--- start of Raw data ---

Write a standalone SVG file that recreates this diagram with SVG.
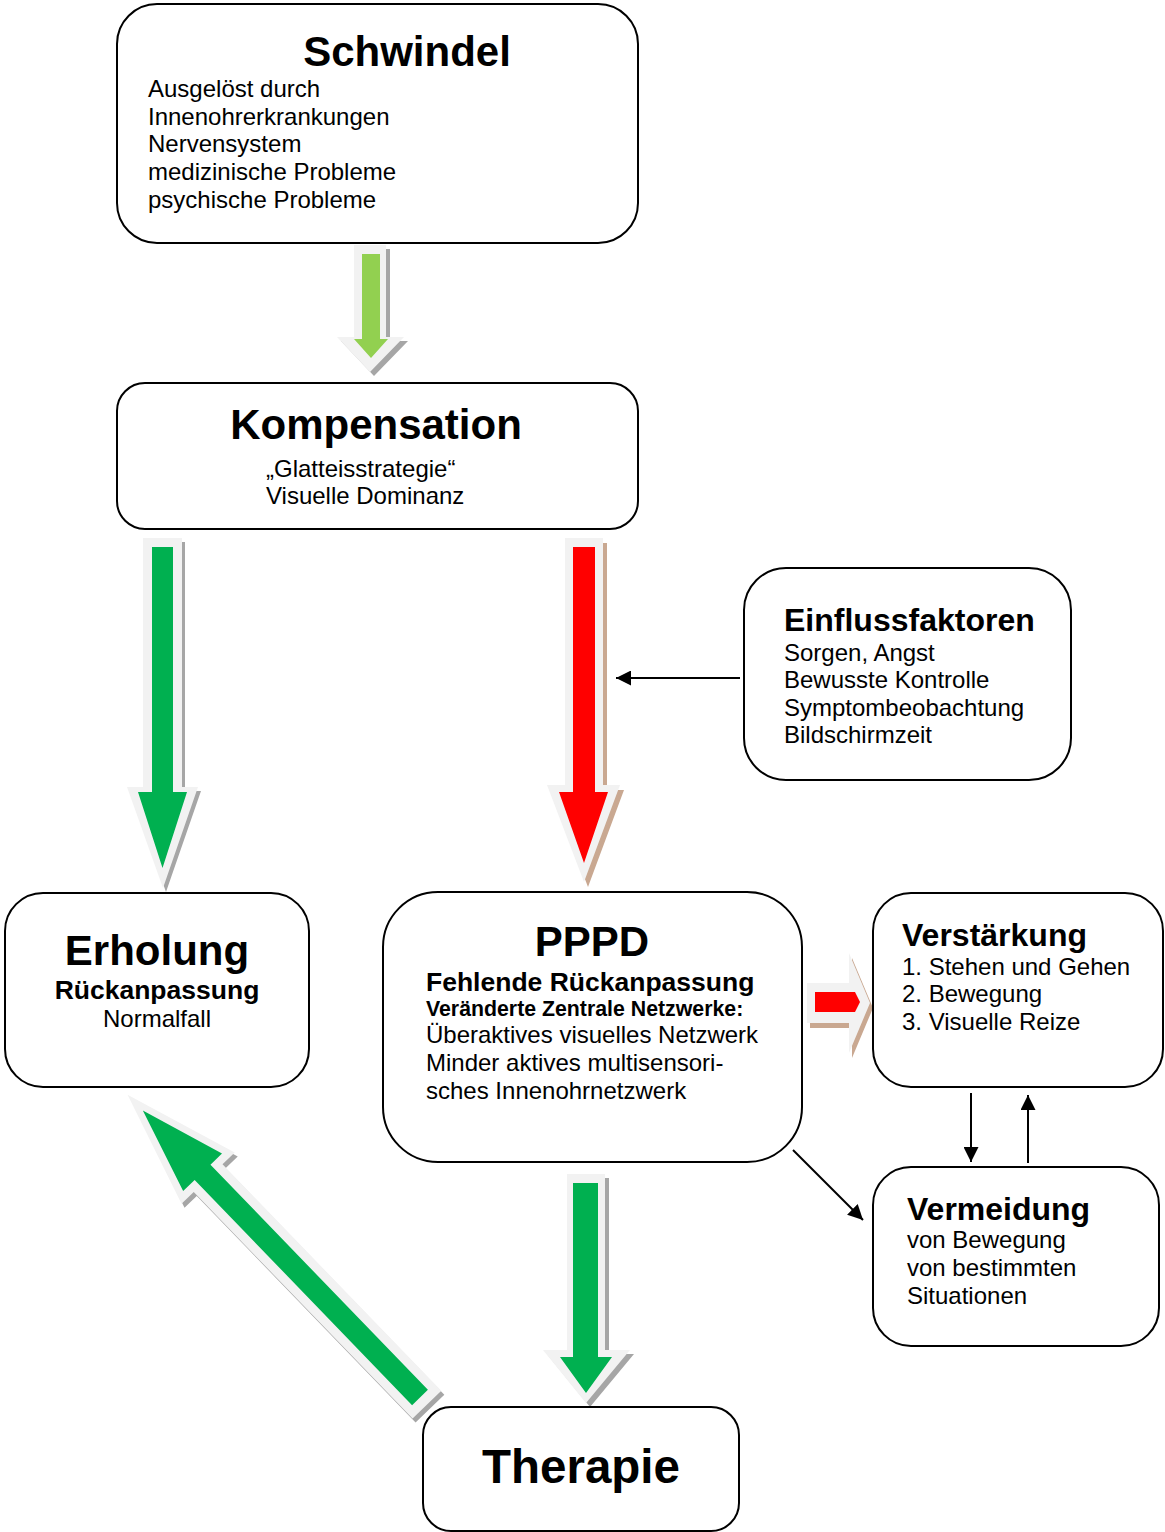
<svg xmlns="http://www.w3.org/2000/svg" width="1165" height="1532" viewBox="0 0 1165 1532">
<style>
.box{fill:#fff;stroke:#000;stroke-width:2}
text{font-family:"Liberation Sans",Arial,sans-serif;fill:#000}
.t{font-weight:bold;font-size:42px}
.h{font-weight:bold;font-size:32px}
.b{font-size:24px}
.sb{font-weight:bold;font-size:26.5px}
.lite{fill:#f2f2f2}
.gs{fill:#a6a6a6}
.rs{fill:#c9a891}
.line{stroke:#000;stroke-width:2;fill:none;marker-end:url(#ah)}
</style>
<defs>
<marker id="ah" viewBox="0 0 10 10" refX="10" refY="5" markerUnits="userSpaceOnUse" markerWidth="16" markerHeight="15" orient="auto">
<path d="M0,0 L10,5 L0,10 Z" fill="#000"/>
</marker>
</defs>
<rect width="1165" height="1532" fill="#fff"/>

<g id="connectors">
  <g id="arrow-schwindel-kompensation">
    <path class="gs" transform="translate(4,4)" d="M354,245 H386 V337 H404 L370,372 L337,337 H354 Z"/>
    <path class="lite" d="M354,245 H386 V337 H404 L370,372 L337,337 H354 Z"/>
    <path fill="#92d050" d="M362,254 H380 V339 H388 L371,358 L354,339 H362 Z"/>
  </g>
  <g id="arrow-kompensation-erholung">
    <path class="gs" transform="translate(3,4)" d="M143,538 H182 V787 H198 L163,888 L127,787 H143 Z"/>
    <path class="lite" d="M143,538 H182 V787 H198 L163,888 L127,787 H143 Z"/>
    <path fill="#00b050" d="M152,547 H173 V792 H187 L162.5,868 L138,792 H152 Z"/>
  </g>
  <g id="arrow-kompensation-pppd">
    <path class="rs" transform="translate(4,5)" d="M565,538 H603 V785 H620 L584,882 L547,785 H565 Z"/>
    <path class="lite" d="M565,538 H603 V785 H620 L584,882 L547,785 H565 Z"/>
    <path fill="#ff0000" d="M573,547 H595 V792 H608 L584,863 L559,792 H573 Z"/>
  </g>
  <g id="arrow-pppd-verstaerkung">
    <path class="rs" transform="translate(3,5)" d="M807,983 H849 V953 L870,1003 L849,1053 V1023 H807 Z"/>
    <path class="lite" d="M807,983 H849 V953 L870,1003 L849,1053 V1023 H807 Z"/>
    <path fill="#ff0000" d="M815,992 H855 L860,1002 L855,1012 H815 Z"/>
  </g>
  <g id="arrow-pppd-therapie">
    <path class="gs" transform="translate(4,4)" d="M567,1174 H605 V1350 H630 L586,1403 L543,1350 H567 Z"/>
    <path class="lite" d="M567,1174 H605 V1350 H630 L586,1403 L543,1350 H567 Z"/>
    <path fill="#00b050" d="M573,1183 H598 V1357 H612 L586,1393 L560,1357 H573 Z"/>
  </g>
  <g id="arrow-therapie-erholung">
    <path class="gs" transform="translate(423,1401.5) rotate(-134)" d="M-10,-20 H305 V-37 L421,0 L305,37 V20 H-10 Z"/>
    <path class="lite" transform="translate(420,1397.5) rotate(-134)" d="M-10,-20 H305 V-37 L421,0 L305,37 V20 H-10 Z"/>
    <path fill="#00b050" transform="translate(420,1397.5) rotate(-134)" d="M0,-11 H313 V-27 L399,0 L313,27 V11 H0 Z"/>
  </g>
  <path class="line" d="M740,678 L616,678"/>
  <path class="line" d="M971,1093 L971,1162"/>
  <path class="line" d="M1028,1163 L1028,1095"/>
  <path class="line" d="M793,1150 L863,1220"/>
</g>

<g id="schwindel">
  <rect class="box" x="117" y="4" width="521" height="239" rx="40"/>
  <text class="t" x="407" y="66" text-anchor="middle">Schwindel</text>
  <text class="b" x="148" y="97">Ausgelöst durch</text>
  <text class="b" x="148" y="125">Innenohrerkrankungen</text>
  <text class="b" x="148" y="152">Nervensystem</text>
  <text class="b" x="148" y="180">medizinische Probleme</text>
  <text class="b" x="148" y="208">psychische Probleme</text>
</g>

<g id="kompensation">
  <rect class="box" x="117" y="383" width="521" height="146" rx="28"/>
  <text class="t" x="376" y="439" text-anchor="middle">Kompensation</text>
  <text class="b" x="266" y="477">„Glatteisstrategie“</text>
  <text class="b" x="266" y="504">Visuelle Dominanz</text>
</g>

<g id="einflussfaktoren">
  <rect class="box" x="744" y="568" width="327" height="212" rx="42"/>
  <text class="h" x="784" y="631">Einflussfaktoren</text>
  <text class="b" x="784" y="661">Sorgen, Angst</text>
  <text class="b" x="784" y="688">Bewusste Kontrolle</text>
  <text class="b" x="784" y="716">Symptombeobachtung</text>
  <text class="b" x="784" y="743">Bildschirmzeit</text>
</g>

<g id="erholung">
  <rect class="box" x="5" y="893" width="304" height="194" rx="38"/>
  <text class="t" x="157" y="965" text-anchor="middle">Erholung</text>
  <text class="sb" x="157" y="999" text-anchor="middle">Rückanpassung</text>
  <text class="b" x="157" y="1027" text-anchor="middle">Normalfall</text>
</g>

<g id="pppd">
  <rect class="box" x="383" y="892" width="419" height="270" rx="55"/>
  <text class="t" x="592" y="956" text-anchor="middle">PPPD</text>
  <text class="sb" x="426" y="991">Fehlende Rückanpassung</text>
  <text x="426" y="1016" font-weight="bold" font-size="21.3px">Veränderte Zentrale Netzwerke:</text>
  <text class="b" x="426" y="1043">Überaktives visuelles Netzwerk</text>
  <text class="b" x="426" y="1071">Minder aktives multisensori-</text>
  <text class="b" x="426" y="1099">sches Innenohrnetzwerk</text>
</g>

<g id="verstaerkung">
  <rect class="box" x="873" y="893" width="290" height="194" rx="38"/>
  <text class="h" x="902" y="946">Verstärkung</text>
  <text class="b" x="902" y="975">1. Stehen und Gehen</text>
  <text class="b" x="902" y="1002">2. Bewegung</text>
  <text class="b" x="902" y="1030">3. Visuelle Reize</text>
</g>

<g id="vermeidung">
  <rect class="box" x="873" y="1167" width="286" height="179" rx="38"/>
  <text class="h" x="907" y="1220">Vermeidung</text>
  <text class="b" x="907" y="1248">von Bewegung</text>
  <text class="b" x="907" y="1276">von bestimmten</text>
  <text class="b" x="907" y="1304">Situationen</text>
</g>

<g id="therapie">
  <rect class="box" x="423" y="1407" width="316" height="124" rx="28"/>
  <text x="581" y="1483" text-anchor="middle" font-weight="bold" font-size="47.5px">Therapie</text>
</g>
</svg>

--- end of Raw data ---

## Exercise
Ignore the images and quote every line of the listing exactly.

## Response below
Write a standalone SVG file that recreates this diagram with SVG.
<svg xmlns="http://www.w3.org/2000/svg" width="1165" height="1532" viewBox="0 0 1165 1532">
<style>
.box{fill:#fff;stroke:#000;stroke-width:2}
text{font-family:"Liberation Sans",Arial,sans-serif;fill:#000}
.t{font-weight:bold;font-size:42px}
.h{font-weight:bold;font-size:32px}
.b{font-size:24px}
.sb{font-weight:bold;font-size:26.5px}
.lite{fill:#f2f2f2}
.gs{fill:#a6a6a6}
.rs{fill:#c9a891}
.line{stroke:#000;stroke-width:2;fill:none;marker-end:url(#ah)}
</style>
<defs>
<marker id="ah" viewBox="0 0 10 10" refX="10" refY="5" markerUnits="userSpaceOnUse" markerWidth="16" markerHeight="15" orient="auto">
<path d="M0,0 L10,5 L0,10 Z" fill="#000"/>
</marker>
</defs>
<rect width="1165" height="1532" fill="#fff"/>

<g id="connectors">
  <g id="arrow-schwindel-kompensation">
    <path class="gs" transform="translate(4,4)" d="M354,245 H386 V337 H404 L370,372 L337,337 H354 Z"/>
    <path class="lite" d="M354,245 H386 V337 H404 L370,372 L337,337 H354 Z"/>
    <path fill="#92d050" d="M362,254 H380 V339 H388 L371,358 L354,339 H362 Z"/>
  </g>
  <g id="arrow-kompensation-erholung">
    <path class="gs" transform="translate(3,4)" d="M143,538 H182 V787 H198 L163,888 L127,787 H143 Z"/>
    <path class="lite" d="M143,538 H182 V787 H198 L163,888 L127,787 H143 Z"/>
    <path fill="#00b050" d="M152,547 H173 V792 H187 L162.5,868 L138,792 H152 Z"/>
  </g>
  <g id="arrow-kompensation-pppd">
    <path class="rs" transform="translate(4,5)" d="M565,538 H603 V785 H620 L584,882 L547,785 H565 Z"/>
    <path class="lite" d="M565,538 H603 V785 H620 L584,882 L547,785 H565 Z"/>
    <path fill="#ff0000" d="M573,547 H595 V792 H608 L584,863 L559,792 H573 Z"/>
  </g>
  <g id="arrow-pppd-verstaerkung">
    <path class="rs" transform="translate(3,5)" d="M807,983 H849 V953 L870,1003 L849,1053 V1023 H807 Z"/>
    <path class="lite" d="M807,983 H849 V953 L870,1003 L849,1053 V1023 H807 Z"/>
    <path fill="#ff0000" d="M815,992 H855 L860,1002 L855,1012 H815 Z"/>
  </g>
  <g id="arrow-pppd-therapie">
    <path class="gs" transform="translate(4,4)" d="M567,1174 H605 V1350 H630 L586,1403 L543,1350 H567 Z"/>
    <path class="lite" d="M567,1174 H605 V1350 H630 L586,1403 L543,1350 H567 Z"/>
    <path fill="#00b050" d="M573,1183 H598 V1357 H612 L586,1393 L560,1357 H573 Z"/>
  </g>
  <g id="arrow-therapie-erholung">
    <path class="gs" transform="translate(423,1401.5) rotate(-134)" d="M-10,-20 H305 V-37 L421,0 L305,37 V20 H-10 Z"/>
    <path class="lite" transform="translate(420,1397.5) rotate(-134)" d="M-10,-20 H305 V-37 L421,0 L305,37 V20 H-10 Z"/>
    <path fill="#00b050" transform="translate(420,1397.5) rotate(-134)" d="M0,-11 H313 V-27 L399,0 L313,27 V11 H0 Z"/>
  </g>
  <path class="line" d="M740,678 L616,678"/>
  <path class="line" d="M971,1093 L971,1162"/>
  <path class="line" d="M1028,1163 L1028,1095"/>
  <path class="line" d="M793,1150 L863,1220"/>
</g>

<g id="schwindel">
  <rect class="box" x="117" y="4" width="521" height="239" rx="40"/>
  <text class="t" x="407" y="66" text-anchor="middle">Schwindel</text>
  <text class="b" x="148" y="97">Ausgelöst durch</text>
  <text class="b" x="148" y="125">Innenohrerkrankungen</text>
  <text class="b" x="148" y="152">Nervensystem</text>
  <text class="b" x="148" y="180">medizinische Probleme</text>
  <text class="b" x="148" y="208">psychische Probleme</text>
</g>

<g id="kompensation">
  <rect class="box" x="117" y="383" width="521" height="146" rx="28"/>
  <text class="t" x="376" y="439" text-anchor="middle">Kompensation</text>
  <text class="b" x="266" y="477">„Glatteisstrategie“</text>
  <text class="b" x="266" y="504">Visuelle Dominanz</text>
</g>

<g id="einflussfaktoren">
  <rect class="box" x="744" y="568" width="327" height="212" rx="42"/>
  <text class="h" x="784" y="631">Einflussfaktoren</text>
  <text class="b" x="784" y="661">Sorgen, Angst</text>
  <text class="b" x="784" y="688">Bewusste Kontrolle</text>
  <text class="b" x="784" y="716">Symptombeobachtung</text>
  <text class="b" x="784" y="743">Bildschirmzeit</text>
</g>

<g id="erholung">
  <rect class="box" x="5" y="893" width="304" height="194" rx="38"/>
  <text class="t" x="157" y="965" text-anchor="middle">Erholung</text>
  <text class="sb" x="157" y="999" text-anchor="middle">Rückanpassung</text>
  <text class="b" x="157" y="1027" text-anchor="middle">Normalfall</text>
</g>

<g id="pppd">
  <rect class="box" x="383" y="892" width="419" height="270" rx="55"/>
  <text class="t" x="592" y="956" text-anchor="middle">PPPD</text>
  <text class="sb" x="426" y="991">Fehlende Rückanpassung</text>
  <text x="426" y="1016" font-weight="bold" font-size="21.3px">Veränderte Zentrale Netzwerke:</text>
  <text class="b" x="426" y="1043">Überaktives visuelles Netzwerk</text>
  <text class="b" x="426" y="1071">Minder aktives multisensori-</text>
  <text class="b" x="426" y="1099">sches Innenohrnetzwerk</text>
</g>

<g id="verstaerkung">
  <rect class="box" x="873" y="893" width="290" height="194" rx="38"/>
  <text class="h" x="902" y="946">Verstärkung</text>
  <text class="b" x="902" y="975">1. Stehen und Gehen</text>
  <text class="b" x="902" y="1002">2. Bewegung</text>
  <text class="b" x="902" y="1030">3. Visuelle Reize</text>
</g>

<g id="vermeidung">
  <rect class="box" x="873" y="1167" width="286" height="179" rx="38"/>
  <text class="h" x="907" y="1220">Vermeidung</text>
  <text class="b" x="907" y="1248">von Bewegung</text>
  <text class="b" x="907" y="1276">von bestimmten</text>
  <text class="b" x="907" y="1304">Situationen</text>
</g>

<g id="therapie">
  <rect class="box" x="423" y="1407" width="316" height="124" rx="28"/>
  <text x="581" y="1483" text-anchor="middle" font-weight="bold" font-size="47.5px">Therapie</text>
</g>
</svg>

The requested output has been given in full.